第109号 「表象と本質」を見極めよ

皆様、お元気ですか。まだまだ厳しい経営環境が続いていますが、道は必ず開けます。もし、道に迷ったときは、原点に戻りましょう。原点とは、基本に返ることです。そこで今回は、「表象と本質」というテーマを考えてみましょう。
よく、同じ問題に直面したり、同じ失敗を重ねたりしたことはありませんか。この原因は何だと思われますか。表面的・表象的な原因ばかりに目が行き過ぎ、表面的な対応で終わっているからです。やはり、根本的・本質的な原因まで深く掘り下げないと、本当の意味での問題解決はできなくなるでしょう。
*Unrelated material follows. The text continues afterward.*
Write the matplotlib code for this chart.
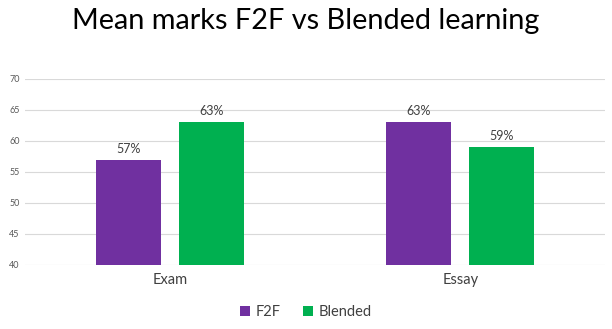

これは、商品開発の場面でも同じことが言えるでしょう。
ここで、「表象と本質」を考える上で、わかりやすい事例をお話しましょう。それは、「角砂糖」という商品誕生のお話です。実は、砂糖は空気中に長い間放っておくと、水分を吸って固まってしまうという本質があるのです。これは料理などの時には非常に不便であり、当時の人々は、このように砂糖が固まることは砂糖の欠点であり、不都合であると考えていました。しかし、実はこれは表象的な捉え方であり、一面だけの見方なのです。このとき、イギリスのヘンリー・テイトという人物が、本来の砂糖の特性・本質は固まることなのだから何とかこの本質を活かせないものか、砂糖を固まらせた状態でこれを何かに利用できないものか、と考えたのです。そして誕生したのが、皆様よくご存知の、コーヒーや紅茶を飲む時によく使われる「角砂糖」なのです。料理面では不便でも、コーヒーなどを飲む時には便利なものに変わるのです。同じ砂糖でも人間の考え方・見方によって、表象的に考えるのか、本質的に考えるかによって、結果は全然違ってきます。つまり、人間が考える不都合と砂糖自身の本質は全くの別物なのです。どうか皆様ももう一度、表象的に考えていないか、しっかりと本質まで考えてみてください。